In contrast, regulated residential homeowner bridging has moved the other way, with SPF seeing around 30 per cent fewer enquiries compared with the same point last year. For many owner‑occupiers, higher borrowing costs, affordability constraints and general macro uncertainty are dulling appetite for short‑term solutions, particularly where they are discretionary rather than essential.

One of the standout growth stories, however, is auction finance. Toke reports a “large uptick” in demand as auctions continue to gain traction for both residential and commercial assets. For time‑sensitive buyers looking to move quickly on competitively priced stock – especially in secondary or value‑add locations – bridging is the obvious facilitator.

What it means for brokers and lenders in 2026

Pulling these threads together, the picture that emerges for 2026 is of a bridging market that is:

  • Buoyant in aggregate, buoyed by investors’ shift towards refurbishment, conversion and specialist sectors;

  • Increasingly reliant on rebridging and development exit as borrowers take longer to sell and refinance;

  • Uneven across price points, with prime London and the £3m‑plus bracket particularly exposed to tax and policy risk;

  • Seeing strong growth in auction‑led transactions, but weaker demand from mainstream regulated homeowners.

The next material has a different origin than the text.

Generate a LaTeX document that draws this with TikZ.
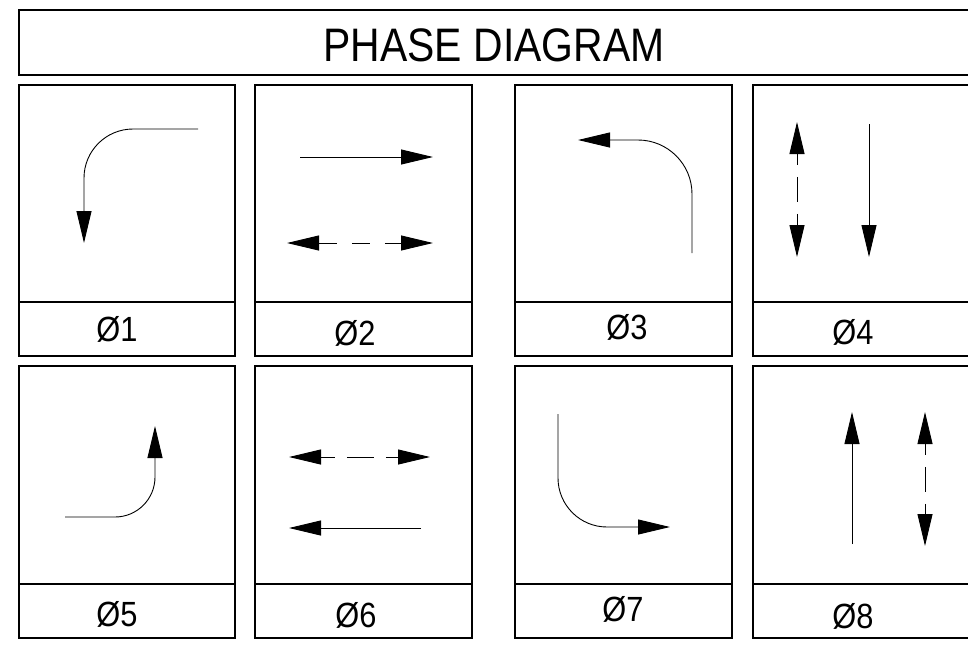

For intermediaries, the task will be to lean into the opportunities while tightening discipline around exits and client suitability. That means more forensic up‑front due diligence, honest conversations about timelines and downside scenarios, and a renewed focus on contingency planning where exits depend on sale in a still‑fragile market.

For lenders, it may require re‑examining risk models around rebridging and development exits, especially in segments most affected by Budget‑driven behavioural shifts. Sensible leverage, realistic valuations and robust monitoring will be key as the market adjusts.

If those safeguards are in place, 2026 could prove to be a year in which bridging cements its role not just as a niche problem‑solver, but as a mainstream tool for investors and developers reshaping their strategies in a more complex, tax‑sensitive and opportunity‑driven property landscape.